Good! It's called "sovereign risk", and I hope they choke on it. The rest of us have been swimming in it for years, thanks to the micro-managing, targeted mechanisms that successive governments have deployed and repeatedly modified, in order to encourage preferred technologies and outcomes (i.e. "pick winners"). And which group of organisations were most instrumental in advising the government about which winners to pick and how to incentivise them? That's right: their corporate pals, and in particular the financiers and consultants in the City. The banding of the RO, and the EU-ETS farrago are classic examples, but there are many others in the energy sector alone.
It's tempting to hope that this might be a salutary lesson that teaches them to oppose targeted intervention, but there's as much chance of corporates, consultants and pin-stripes renouncing rent-seeking and admitting the limits to their knowledge and intelligence, as there is of Gordon Brown admitting he screwed up.
The article also repeats am inversion of logic that is becoming so common it is in danger of becoming received wisdom. People criticised the bonus levy because it was unlikely to raise much tax-revenue, and are now starting to mute that criticism as it looks like bankers may still take big bonuses and the tax revenue will therefore be higher than expected. In my opinion, kicking a banker (and worse) is justified in its own right, as some minor redress of the moral hazard created by insulating them from the consequences of their irresponsibility. But the more powerful argument in favour of the bonus levy was precisely that it would act as a disincentive to the payment of massive bonuses at a time when they are supposed to be rebuilding their balance sheets.
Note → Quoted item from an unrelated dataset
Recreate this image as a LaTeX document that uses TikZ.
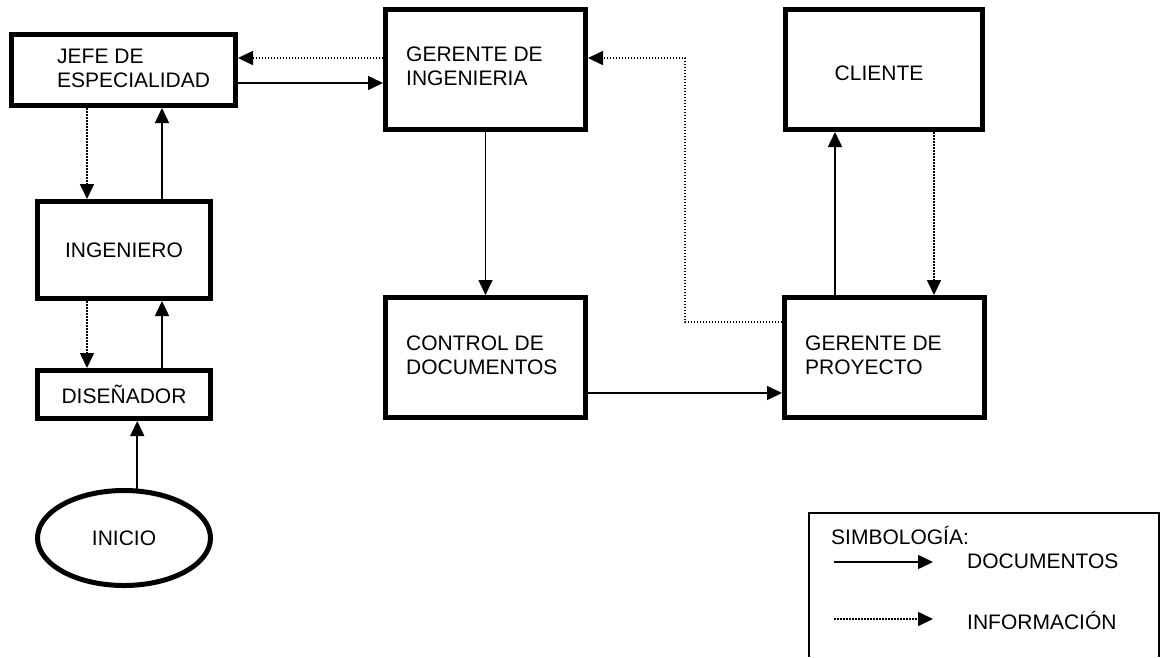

It is a sign of success, not failure, if the bonus levy raises little tax revenue. Conversely, it is a sign of failure, not success, if it looks like the levy has failed to deter them from paying big bonuses. The worst thing that the bonus levy can do is fail to deter bonuses while insulating the Government from the reality of its fiscal position. If the choice of where these billions should go is between (a) divided between bankers and the Treasury, or (b) onto banks' balance sheets and reducing the cost of borrowing, it's not a difficult decision for me. Nor for bankers, of course, but sadly (though predictably) with a different conclusion.
When will people understand the symbiotic relationship between the big financial institutions and big government? Too many people think that bankers are just a special kind of businessman, and blame business and capitalism generally for the appalling irresponsibility and greed of our financial services "industry". They see the world as divided into people and government (as protector of the people) on one side, and business on the other. In reality, it's government and its corporate leaches on one side, and people and businesses on the other. Whether you are an individual or a business, and whether you are paying taxes, bank-charges or energy bills, you are being screwed the same way by the clique with its claws on the privileges of power.